Karen Stewart and Mary Ellen Taylor, Chair
In July of 2023, my husband and I were lucky enough to be visiting my sister in the UK. I had spoken to Mary Ellen and set up a meeting at the Physic Garden. Mary Ellen was extremely generous with her time and knowledge, meticulously explaining how the florilegium works and how it started.
I left that meeting inspired and realised that a project at this kind and scale was possible. And when I got back home I started thinking about how to actualize the project.
In 2023 and 2024 I had curated two Botanical Art exhibitions for Stellenbosch University Botanical Garden (SUBG). I was really impressed by the scientific and practical work the garden is doing to conserve our rapidly disappearing indigenous flora. I also felt that the connection with the university was important because of its proximity to botanists, young minds, future patrons and fans.
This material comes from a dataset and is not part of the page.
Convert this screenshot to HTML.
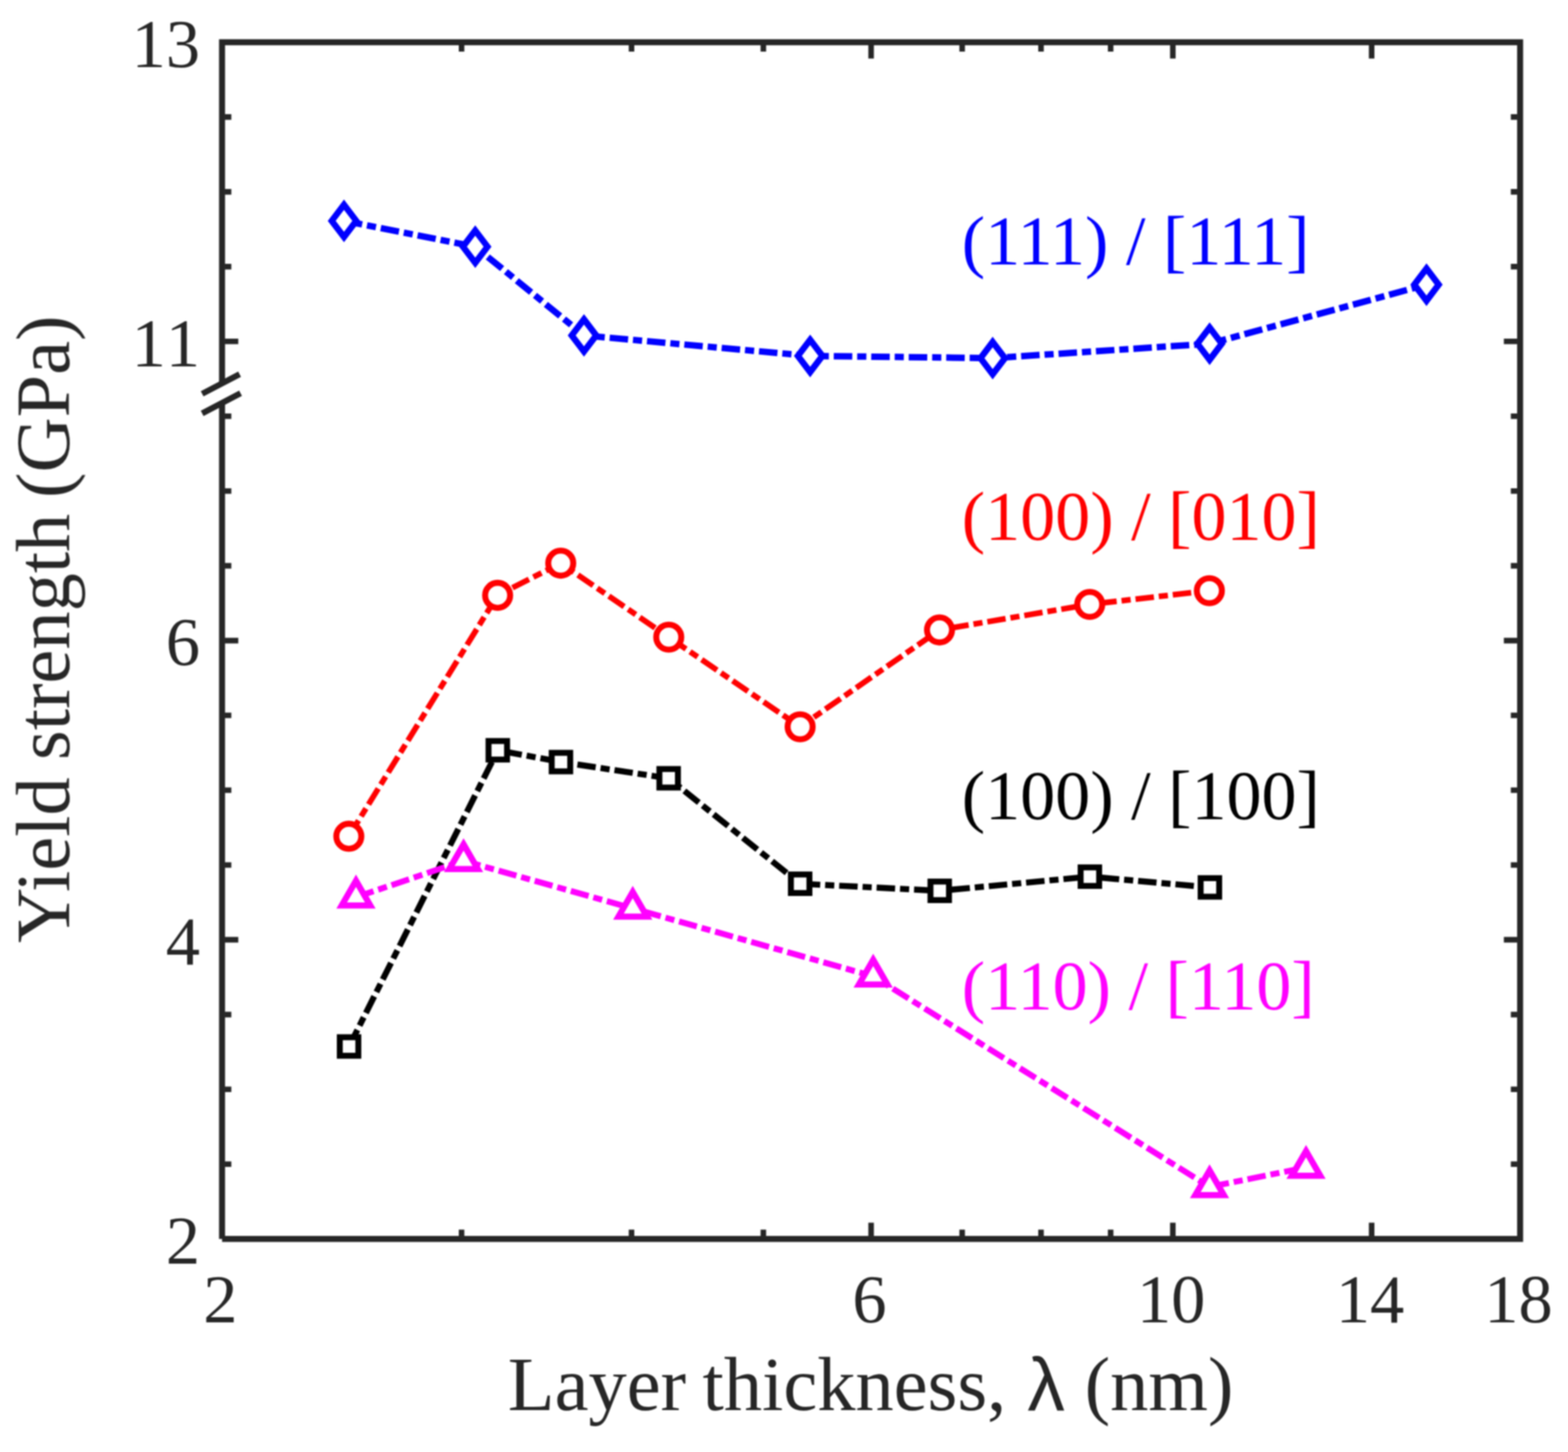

Due to the practical horticultural expertise SUBG, the gardens have also become centre for reviving and keeping alive specimens of red data species – some of which arrive in sacks that have been confiscated from traders in illegal plants that have been plundered from the wild.
I am currently working on a permanent botanical art collection for the garden and thus far have secured 16 paintings. South Africa has a number of extremely talented botanical artists who have been a huge help to get the project off the ground. The curator of the Garden, Dr Kirkwood, is also very supportive of this idea – which is still evolving.
I sent our recent exhibition catalogues to Dr Shirley Sherwood appealing to her for help and we met when she was in Stellenbosch in January. She was very excited at the idea of a new florilegium starting in South Africa and has offered her generous support to get it up and running. It was decided that the focus for the first phase of the project would be on the critically endangered red-data floral species of Southern Africa.
Due to the high number of local flora species that are rapidly disappearing – because of changing climatic conditions and illegal poaching – we are still looking for funders to take the project to its full potential and build on the momentum that the world-class Grootbos Florilegium has created.
We feel honoured to have made an affiliation with Chelsea Physic Garden’s Florilegium Society. We hope this partnership flourishes into the future.